Est-ce que quelqu’un se souvient, après cinquante ans, des noms de ceux qui ont été massacrés à Berra et qui seront suivis par la liste interminable de ceux qui sont tombés dans les carnages périodiques qui se comptent par centaines, surtout avant la période fasciste ?
Calisto Desvò, dont le nom d’état civil importe peu, est le type de ces milliers de chefs de ligue ayant pour seule récompense le demi-litre devant lequel le soirs à l’auberge du village, ils expliquaient les thèses marxistes avec une rigueur théorique qui, si elle n’était pas parfaite, était certainement supérieure de mille coudées à celle des académies soviétiques actuelles.
L’ingénu qui a fait le compte-rendu dans l’« Avanti » ! de ce temps-là était probablement un petit étudiant de la ville voisine à qui on ne payait, en plus du billet de troisième classe, que le paquet de cigarettes quotidien à six sous.

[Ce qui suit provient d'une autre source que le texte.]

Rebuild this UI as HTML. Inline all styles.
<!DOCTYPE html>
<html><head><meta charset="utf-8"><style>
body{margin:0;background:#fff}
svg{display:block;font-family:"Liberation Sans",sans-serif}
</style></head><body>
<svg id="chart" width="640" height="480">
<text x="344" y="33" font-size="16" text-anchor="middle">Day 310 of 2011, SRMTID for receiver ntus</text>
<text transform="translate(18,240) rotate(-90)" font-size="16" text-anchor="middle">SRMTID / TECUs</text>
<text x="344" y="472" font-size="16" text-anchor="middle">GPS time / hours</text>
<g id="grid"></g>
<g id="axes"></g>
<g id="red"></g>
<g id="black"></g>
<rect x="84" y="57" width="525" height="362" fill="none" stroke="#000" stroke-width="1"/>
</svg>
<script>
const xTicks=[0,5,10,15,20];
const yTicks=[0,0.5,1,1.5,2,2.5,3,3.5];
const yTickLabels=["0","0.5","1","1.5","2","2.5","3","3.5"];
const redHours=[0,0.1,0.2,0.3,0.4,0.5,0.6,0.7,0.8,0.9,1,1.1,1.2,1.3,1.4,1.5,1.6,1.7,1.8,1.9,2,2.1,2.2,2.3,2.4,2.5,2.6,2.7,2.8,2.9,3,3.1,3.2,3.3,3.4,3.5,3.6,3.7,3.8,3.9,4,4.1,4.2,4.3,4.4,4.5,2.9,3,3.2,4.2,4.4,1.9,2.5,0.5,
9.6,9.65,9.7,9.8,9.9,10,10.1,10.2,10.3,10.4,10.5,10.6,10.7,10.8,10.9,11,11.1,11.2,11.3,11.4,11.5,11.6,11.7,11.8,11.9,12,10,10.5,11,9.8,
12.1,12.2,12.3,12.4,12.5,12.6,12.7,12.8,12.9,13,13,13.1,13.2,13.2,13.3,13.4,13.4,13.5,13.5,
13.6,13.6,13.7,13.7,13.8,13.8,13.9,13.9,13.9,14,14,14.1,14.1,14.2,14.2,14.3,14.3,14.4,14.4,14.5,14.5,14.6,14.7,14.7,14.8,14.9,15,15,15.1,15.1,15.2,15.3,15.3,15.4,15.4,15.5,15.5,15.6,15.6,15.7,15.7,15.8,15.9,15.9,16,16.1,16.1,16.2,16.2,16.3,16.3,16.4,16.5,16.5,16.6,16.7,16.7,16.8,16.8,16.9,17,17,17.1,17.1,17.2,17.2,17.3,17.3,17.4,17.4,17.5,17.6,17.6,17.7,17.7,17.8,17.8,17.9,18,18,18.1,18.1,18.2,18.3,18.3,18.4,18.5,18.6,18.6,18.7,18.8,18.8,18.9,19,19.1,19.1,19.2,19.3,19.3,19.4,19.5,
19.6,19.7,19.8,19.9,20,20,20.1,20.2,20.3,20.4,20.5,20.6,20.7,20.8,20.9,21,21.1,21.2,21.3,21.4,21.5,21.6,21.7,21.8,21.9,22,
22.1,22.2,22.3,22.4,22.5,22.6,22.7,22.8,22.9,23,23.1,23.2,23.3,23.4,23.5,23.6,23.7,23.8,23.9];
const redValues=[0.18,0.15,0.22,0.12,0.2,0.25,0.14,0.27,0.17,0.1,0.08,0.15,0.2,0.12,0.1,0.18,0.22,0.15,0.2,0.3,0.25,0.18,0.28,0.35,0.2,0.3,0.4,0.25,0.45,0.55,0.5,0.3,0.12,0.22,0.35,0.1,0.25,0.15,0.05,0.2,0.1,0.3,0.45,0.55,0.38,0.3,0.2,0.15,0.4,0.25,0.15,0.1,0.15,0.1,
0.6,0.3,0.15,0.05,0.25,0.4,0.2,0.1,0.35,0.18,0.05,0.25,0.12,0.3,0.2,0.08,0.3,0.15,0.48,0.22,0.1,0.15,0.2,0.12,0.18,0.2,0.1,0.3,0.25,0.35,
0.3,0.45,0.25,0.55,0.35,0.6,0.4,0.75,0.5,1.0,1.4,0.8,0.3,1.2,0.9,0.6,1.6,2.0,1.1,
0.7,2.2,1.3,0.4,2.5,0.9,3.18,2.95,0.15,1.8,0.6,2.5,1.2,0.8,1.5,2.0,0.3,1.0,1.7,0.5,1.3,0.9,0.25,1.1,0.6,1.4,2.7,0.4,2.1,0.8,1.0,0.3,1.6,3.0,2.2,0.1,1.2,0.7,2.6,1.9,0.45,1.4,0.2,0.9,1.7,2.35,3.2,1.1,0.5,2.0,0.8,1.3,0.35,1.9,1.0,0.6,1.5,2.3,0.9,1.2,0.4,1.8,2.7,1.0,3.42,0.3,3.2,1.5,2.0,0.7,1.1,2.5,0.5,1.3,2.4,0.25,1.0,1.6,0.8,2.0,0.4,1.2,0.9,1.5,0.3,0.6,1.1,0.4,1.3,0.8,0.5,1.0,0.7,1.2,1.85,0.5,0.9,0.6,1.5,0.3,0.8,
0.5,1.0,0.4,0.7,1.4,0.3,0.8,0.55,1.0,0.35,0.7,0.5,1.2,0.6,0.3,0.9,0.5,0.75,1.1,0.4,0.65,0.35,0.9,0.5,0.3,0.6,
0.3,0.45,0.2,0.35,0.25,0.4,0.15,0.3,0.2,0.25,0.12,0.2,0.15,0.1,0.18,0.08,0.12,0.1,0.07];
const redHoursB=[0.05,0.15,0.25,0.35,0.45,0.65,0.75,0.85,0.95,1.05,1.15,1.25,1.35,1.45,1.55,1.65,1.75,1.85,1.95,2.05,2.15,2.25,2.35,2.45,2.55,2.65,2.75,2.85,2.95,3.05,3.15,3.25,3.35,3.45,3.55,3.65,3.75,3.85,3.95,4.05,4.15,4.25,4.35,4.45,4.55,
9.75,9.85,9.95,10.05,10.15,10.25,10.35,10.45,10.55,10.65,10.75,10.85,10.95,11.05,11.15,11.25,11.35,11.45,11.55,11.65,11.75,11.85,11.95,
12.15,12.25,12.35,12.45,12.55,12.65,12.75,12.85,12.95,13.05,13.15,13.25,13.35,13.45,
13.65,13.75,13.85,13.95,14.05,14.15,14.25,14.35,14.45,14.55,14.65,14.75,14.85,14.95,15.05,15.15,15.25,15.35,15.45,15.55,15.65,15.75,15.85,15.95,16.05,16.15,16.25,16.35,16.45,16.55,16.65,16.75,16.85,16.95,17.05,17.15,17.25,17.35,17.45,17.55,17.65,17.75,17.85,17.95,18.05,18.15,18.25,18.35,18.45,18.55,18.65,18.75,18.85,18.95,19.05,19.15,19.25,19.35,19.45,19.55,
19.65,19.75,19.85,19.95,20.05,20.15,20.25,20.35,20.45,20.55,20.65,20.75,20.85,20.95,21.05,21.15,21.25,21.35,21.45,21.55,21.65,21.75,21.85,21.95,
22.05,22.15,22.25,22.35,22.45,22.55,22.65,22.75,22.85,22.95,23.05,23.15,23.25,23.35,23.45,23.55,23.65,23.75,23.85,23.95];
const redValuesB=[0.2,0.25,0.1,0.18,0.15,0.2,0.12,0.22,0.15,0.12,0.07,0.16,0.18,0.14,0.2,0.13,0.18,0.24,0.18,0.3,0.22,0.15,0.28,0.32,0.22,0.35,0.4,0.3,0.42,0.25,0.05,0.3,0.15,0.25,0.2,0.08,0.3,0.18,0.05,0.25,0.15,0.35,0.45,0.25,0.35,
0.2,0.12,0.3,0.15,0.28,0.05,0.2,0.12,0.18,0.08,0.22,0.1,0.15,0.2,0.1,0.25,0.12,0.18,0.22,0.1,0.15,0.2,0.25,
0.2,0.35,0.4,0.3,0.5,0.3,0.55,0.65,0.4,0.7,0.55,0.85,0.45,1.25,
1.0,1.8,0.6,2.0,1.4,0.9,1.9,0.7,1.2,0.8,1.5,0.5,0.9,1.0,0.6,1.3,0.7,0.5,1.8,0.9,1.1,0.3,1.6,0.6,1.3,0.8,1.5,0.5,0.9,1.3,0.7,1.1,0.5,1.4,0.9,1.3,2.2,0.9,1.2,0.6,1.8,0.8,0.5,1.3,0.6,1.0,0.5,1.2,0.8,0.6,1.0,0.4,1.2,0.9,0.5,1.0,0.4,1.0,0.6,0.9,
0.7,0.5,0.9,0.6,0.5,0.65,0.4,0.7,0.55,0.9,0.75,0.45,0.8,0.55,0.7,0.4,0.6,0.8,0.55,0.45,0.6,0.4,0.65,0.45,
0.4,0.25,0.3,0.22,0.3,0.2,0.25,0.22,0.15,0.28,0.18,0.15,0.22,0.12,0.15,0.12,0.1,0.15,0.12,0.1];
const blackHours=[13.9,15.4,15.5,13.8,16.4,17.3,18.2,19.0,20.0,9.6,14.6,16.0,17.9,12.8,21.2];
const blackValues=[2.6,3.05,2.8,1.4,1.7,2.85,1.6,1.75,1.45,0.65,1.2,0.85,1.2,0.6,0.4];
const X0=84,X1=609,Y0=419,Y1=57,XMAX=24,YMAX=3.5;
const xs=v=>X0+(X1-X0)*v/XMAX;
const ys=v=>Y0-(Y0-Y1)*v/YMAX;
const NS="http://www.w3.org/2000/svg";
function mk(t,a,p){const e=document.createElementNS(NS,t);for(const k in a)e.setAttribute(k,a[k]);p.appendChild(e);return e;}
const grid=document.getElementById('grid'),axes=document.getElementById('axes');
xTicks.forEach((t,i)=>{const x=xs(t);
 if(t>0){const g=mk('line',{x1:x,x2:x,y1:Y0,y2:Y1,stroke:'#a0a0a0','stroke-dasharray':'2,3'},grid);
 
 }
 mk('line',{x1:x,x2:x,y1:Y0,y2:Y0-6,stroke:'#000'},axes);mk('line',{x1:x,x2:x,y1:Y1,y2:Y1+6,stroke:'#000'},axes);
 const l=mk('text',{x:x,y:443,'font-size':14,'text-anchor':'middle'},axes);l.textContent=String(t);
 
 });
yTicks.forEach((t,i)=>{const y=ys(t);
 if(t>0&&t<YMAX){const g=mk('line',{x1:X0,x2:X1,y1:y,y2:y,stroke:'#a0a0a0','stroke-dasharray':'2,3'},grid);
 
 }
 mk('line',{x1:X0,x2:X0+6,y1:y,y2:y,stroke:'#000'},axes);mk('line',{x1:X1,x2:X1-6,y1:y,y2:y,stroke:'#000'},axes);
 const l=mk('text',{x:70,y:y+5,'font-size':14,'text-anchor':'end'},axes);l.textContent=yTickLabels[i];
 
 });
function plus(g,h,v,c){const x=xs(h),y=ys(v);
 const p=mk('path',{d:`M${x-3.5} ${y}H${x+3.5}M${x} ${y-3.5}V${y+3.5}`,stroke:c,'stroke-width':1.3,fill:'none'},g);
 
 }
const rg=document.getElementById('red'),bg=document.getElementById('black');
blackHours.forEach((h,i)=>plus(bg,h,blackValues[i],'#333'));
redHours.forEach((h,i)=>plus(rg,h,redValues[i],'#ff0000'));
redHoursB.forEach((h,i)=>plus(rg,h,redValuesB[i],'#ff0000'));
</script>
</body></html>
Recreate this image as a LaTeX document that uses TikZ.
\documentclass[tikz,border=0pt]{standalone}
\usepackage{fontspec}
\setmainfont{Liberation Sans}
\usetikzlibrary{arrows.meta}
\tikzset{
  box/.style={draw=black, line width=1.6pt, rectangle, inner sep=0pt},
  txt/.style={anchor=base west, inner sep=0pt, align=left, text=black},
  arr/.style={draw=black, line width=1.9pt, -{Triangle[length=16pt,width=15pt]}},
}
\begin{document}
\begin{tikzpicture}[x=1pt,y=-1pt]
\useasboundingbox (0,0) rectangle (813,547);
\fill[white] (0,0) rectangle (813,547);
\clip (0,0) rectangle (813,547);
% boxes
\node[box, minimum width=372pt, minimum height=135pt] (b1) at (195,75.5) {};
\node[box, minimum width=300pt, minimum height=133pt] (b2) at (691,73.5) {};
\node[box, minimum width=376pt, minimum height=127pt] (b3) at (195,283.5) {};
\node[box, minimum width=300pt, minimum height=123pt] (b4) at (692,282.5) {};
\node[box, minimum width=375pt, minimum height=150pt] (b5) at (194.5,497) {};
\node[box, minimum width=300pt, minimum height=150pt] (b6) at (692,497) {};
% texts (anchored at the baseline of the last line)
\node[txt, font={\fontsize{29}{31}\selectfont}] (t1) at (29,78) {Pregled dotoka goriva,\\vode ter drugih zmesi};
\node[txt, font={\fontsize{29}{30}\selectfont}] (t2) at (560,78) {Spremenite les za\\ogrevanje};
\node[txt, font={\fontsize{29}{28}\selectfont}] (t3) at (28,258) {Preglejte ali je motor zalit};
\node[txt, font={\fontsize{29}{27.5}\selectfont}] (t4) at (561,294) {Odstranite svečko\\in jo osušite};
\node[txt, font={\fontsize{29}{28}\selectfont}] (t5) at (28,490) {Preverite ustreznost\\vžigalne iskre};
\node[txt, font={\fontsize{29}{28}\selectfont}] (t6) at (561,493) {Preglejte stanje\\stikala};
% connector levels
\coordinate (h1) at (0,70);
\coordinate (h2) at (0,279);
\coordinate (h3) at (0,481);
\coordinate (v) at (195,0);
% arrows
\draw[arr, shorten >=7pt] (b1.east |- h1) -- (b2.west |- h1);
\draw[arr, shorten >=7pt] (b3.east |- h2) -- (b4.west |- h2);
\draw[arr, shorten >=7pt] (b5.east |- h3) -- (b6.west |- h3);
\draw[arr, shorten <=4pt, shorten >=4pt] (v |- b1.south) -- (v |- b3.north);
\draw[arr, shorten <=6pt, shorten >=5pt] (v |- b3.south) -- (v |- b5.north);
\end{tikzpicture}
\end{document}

Mais il a su recueillir le cri du travailleur qui, en se battant peut-être pour cinquante centimes d’augmentation de salaire, voulut, en tombant, crier la victoire du socialisme.
Aujourd’hui, chefs et hiérarques se moquent cyniquement des conquêtes suprêmes ; ils envoient malgré tout également les prolétaires au massacre, mais seulement pour réaliser les objectifs correspondant à leurs vils services partisans.
Les rédacteurs de la presse des partis de gauche s’enorgueillissent aujourd’hui d’être plus désenchantés, dégourdis et désinvoltes que ces gommeux de bourgeois que l’on rencontre au coin des trottoirs.
Si la rouge vallée du Pô, cette « douce plaine qui de Vercelli à Marcabó s’incline », n’est pas encore le cœur d’une république prolétarienne, la cause en revient aux forces de l’impérialisme capitaliste, et parmi elles par dessus tout à ces forces organisées en forme de partis socialistes et communistes, depuis que le mouvement qui défend des intérêts et des institutions nationales, militaires et populaires, c’est-à-dire anti-classistes, osa s’appeler socialiste et communiste.